In contrast to many unicellular organisms including yeast, which displayed evolved mechanisms allowing them to grow and survive in the absence of oxygen, animals fully rely on cell respiration that takes place in the mitochondria. The oxidative phosphorylation (OxPhos) machinery is a key functional unit, located on the inner mitochondrial membrane that combines electron transport with cell respiration and ATP synthesis.
The energy given to the electrons of the reduced coenzyme NADH and to succinate by the TCA cycle is transferred in small steps in the inner membrane of the mitochondrion through a chain of five protein complexes.

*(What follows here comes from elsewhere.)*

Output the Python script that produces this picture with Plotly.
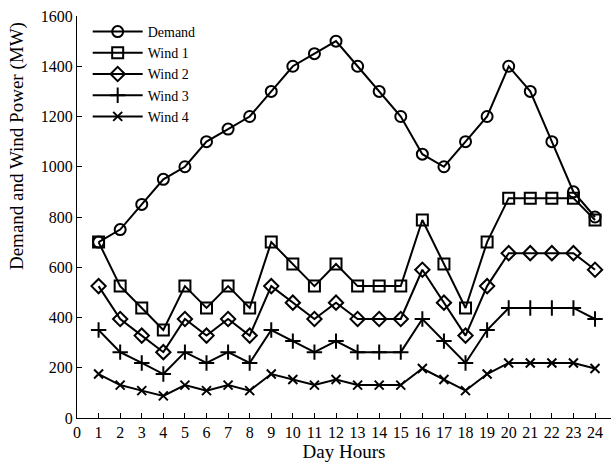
import plotly.graph_objects as go

hours = list(range(1, 25))
demand = [700, 750, 850, 950, 1000, 1100, 1150, 1200, 1300, 1400, 1450, 1500,
          1400, 1300, 1200, 1050, 1000, 1100, 1200, 1400, 1300, 1100, 900, 800]
wind1 = [700, 525, 438, 350, 525, 438, 525, 438, 700, 613, 525, 613,
         525, 525, 525, 788, 613, 438, 700, 875, 875, 875, 875, 788]
wind2 = [525, 394, 328, 262, 394, 328, 394, 328, 525, 459, 394, 459,
         394, 394, 394, 590, 459, 328, 525, 656, 656, 656, 656, 590]
wind3 = [350, 262, 219, 175, 262, 219, 262, 219, 350, 306, 262, 306,
         262, 262, 262, 394, 306, 219, 350, 438, 438, 438, 438, 394]
wind4 = [175, 131, 109, 88, 131, 109, 131, 109, 175, 153, 131, 153,
         131, 131, 131, 197, 153, 109, 175, 219, 219, 219, 219, 197]

series = [
    ("Demand", demand, "circle-open", 11),
    ("Wind 1", wind1, "square-open", 11),
    ("Wind 2", wind2, "diamond-open", 11),
    ("Wind 3", wind3, "cross-thin-open", 11),
    ("Wind 4", wind4, "x-thin-open", 9),
]

fig = go.Figure()
for name, vals, sym, size in series:
    fig.add_trace(go.Scatter(
        x=hours, y=vals, name=name, mode="lines+markers",
        line=dict(color="black", width=2),
        marker=dict(symbol=sym, size=size, color="black",
                    line=dict(color="black", width=2)),
    ))

font = "Liberation Serif, Times New Roman, serif"
fig.update_layout(
    width=611, height=462,
    margin=dict(l=77, r=0, t=16, b=44),
    paper_bgcolor="white", plot_bgcolor="white",
    font=dict(family=font, size=16, color="black"),
    showlegend=True,
    legend=dict(x=0.02, y=1.0, xanchor="left", yanchor="top",
                bgcolor="rgba(0,0,0,0)", font=dict(size=14),
                tracegroupgap=0, itemwidth=50),
    xaxis=dict(range=[0, 24.74], tickmode="linear", tick0=0, dtick=1,
               ticks="inside", ticklen=5, tickcolor="black",
               showline=True, linecolor="black", linewidth=1,
               showgrid=False, zeroline=False,
               tickfont=dict(size=16),
               title=dict(text="Day Hours", standoff=0,
                          font=dict(size=19))),
    yaxis=dict(range=[0, 1600], tickmode="linear", tick0=0, dtick=200,
               ticks="inside", ticklen=5, tickcolor="black",
               showline=True, linecolor="black", linewidth=1,
               showgrid=False, zeroline=False,
               tickfont=dict(size=16)),
    annotations=[dict(text="Demand and Wind Power (MW)", textangle=-90,
                      xref="paper", yref="paper", x=-0.112, y=0.677,
                      xanchor="center", yanchor="middle", showarrow=False,
                      font=dict(size=19))],
)

fig.write_html("out.html")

This series of coupled reactions is often referred to as oxidative phosphorylation. OXPHOS consists of the electron transport chain (ETC), which comprises NADH-dehydrogenase (complex I), succinate dehydrogenase (complex II), ubiquinone (Coenzyme Q10 (CoQ10)), bc1 complex (complex III), cytochrome c (Cyt c), and cytochrome c oxidase (COX; complex IV).
– Complex I (NADH-coenzyme Q oxidoreductase, NADH dehydrogenase). The reduced coenzyme NADH binds to Complex I and accomplishes the reduction of Coenzyme Q10 (CoQ10). Electrons are transferred through Complex I using FMN (flavin mononucleotide) and a series of Fe-S clusters. The process accomplishes the pumping of four protons across the inner mitochondrial membrane to the intermembrane space.
– Complex II (Succinate-Q oxidoreductase). This complex forms a second entry point into the electron transport chain using the succinate produced in the TCA cycle.
– Complex III (Q-cytochrome c oxidoreductase). This complex oxidizes ubiquinol and reduces two molecules of cytochrome-c. Four hydrogens are pumped across the membrane to the intermembrane space.
– Complex IV (Cytochrome c oxidase). This final ETC complex finally transfer electrons to oxygen and pumps two protons across the membrane.
Thus, a total of 10 protons are released in the intermembrane space for one NADH that has entered into the electron transfer chain.
The movement of electrons through complexes I-IV causes protons (hydrogen atoms) to be pumped out of the intramitochondrial matrix into intermembrane space. As a result, a net negative charge (from the electrons) builds up in the matrix space while a net positive charge (from the proton pumping) builds up in the intermembrane space. This differential electrical charge establishes an electrochemical gradient.
ATP synthase (complex V) functions like a molecular nanomotor. It is composed of two rotary motors, each powered by a different fuel. The first one, termed F0, is likely to be an electric motor embedded in the membrane between mitochondrial matrix and intermembrane space. It is powered by the flow of hydrogen ions across the membrane down the gradient. As the protons flow through the motor, they turn a circular rotor. This rotor is connected to the second motor, termed F1. The F1 motor behaves as a chemical motor, powered by ATP. The two motors are connected together by a stator, shown on the right, so that when F0 turns, F1 turns too.
The synthesis of ATP requires several steps, including the binding of ADP and phosphate, the formation of the new phosphate-phosphate bond, and release of ATP. As the axle turns, it forces the motor into three different conformations that assist these difficult steps.